Before you decide to switch to an HRIS, however, you do need to note that since this system is significantly more customizable than a PEO, you should have an organizational game plan in place so you're not overwhelmed by the amount of data there is to sift through.
An HRIS also requires more involvement, which isn't a bad thing if you're looking to step away from the all-encompassing PEO platform. Be ready to open the lines of communication with staff and adopt a platform that requires direct human involvement.
Sean Coffey, Marketing Manager, Regency Fire
Investing in Training for HRIS Adoption
Try not to emphasize too much prior knowledge when training HR staff on the new system. Chances are, they're dealing with something fundamentally different from their previous PEO.

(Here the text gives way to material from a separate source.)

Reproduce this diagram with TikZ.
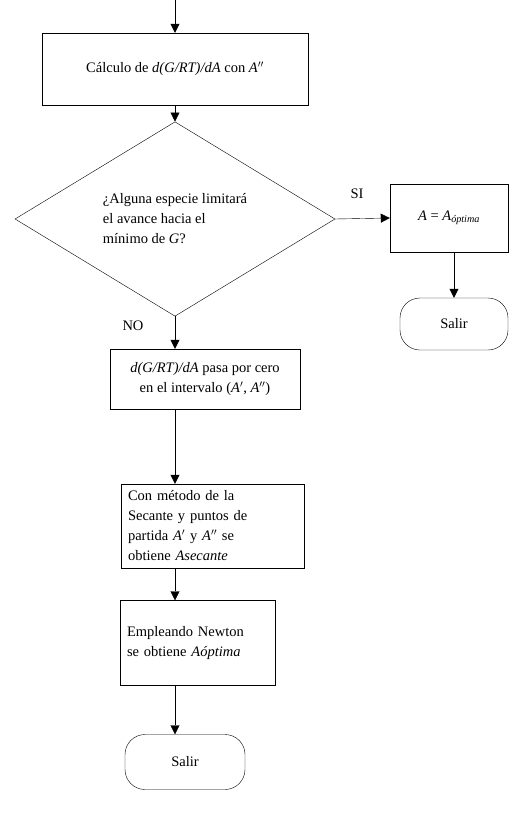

A full-fledged training session that may last a few days is a good way to start off on the right foot. PEOs and HRISes carry many similar functions, but thinking of an HRIS as a PEO with additional functionality misses the point. What it does is advance your HR efforts in an entirely new way. To get the full value from your investment, you must invest in training as well.
Mark Varnas, Principal SQL Server DBA and Consultant, Red9
The transition from a PEO to an HRIS is a transformative journey that demands careful planning, strategic decision-making, and a commitment to ongoing training. The insights shared by the eight leaders in this article underscore the significant benefits of the shift, such as increased control, scalability, and data analysis capabilities. However, they also emphasize the importance of anticipating challenges, such as integration complexities, data migration issues, and a potential learning curve for staff.
These experiences stress the need for meticulous planning, prioritizing data integrity, and investing in comprehensive training to ensure a seamless transition. As organizations consider making this pivotal shift, these valuable insights serve as a guide, offering lessons learned and best practices to navigate the path toward enhanced HR autonomy and efficiency.